Files also have a Safari Bookmarklet, which allows you to transfer download links from the iOS Safari browser to the Files’ built-in browser, where you can download from the available links.
Even if a particular file type is not supported for download, you can manually define how the app handles it, by adding it as a new MIME type. Alternatively, you can tap & hold the download link and select Download Linked File As option.
Note: If the download URL string is long, the action choices for tap & hold may not be visible fully, especially on small screen devices, such as the 4-inch iPhone. You need to scroll through the list of available options and select the preferred one instead.
The Downloads tab shows all the active downloads, along with their download speed and progress. You can tap on the download and select Copy Address from the pop-up to get its source URL or tap on the stop/resume button next to the download to control the operation as preferred.
The app could also serve as a file manager, with a built-in document viewer for PDF, DOC, XLS, PPT, TXT, HTML, and RTF file formats, ability to extract ZIP and RAR archives, photo viewer, and media player.
The app provides decent import and export options for exchanging files with other apps, and also with other devices, including AirDrop/Share menu, iTunes File Sharing, FTP transfer, etc.
The free version of Files provides for limited downloads and storage.
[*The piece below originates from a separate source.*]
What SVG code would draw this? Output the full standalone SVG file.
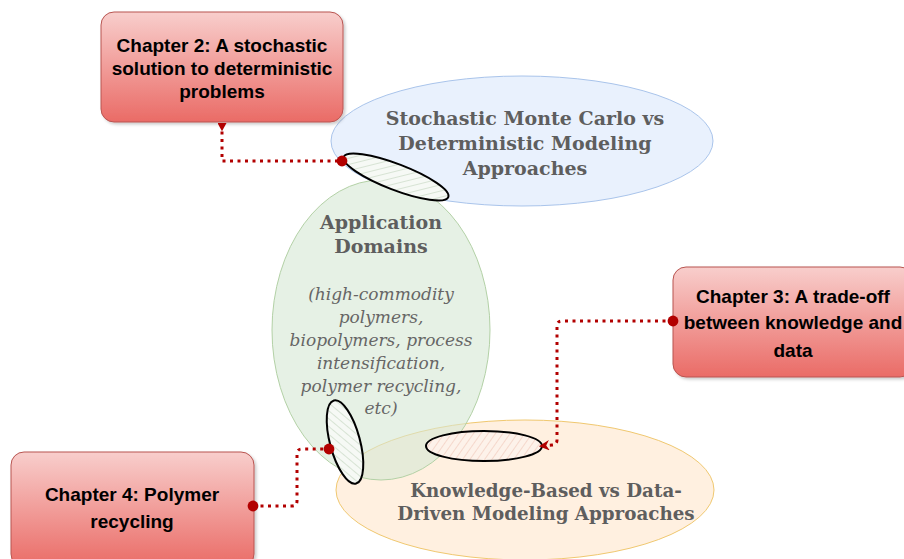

To remove the limitation, you can upgrade to the Pro version via in-app purchase, for $4.99.
Being a native solution, Safari’s Download Manager provides the best overall experience when it comes to downloading files on your iPhone and iPad, especially with background downloads.
But as described above, a few of the third-party solutions offer some advanced features, such as automatic media grabbing, additional protocol integrations, better download management options, etc.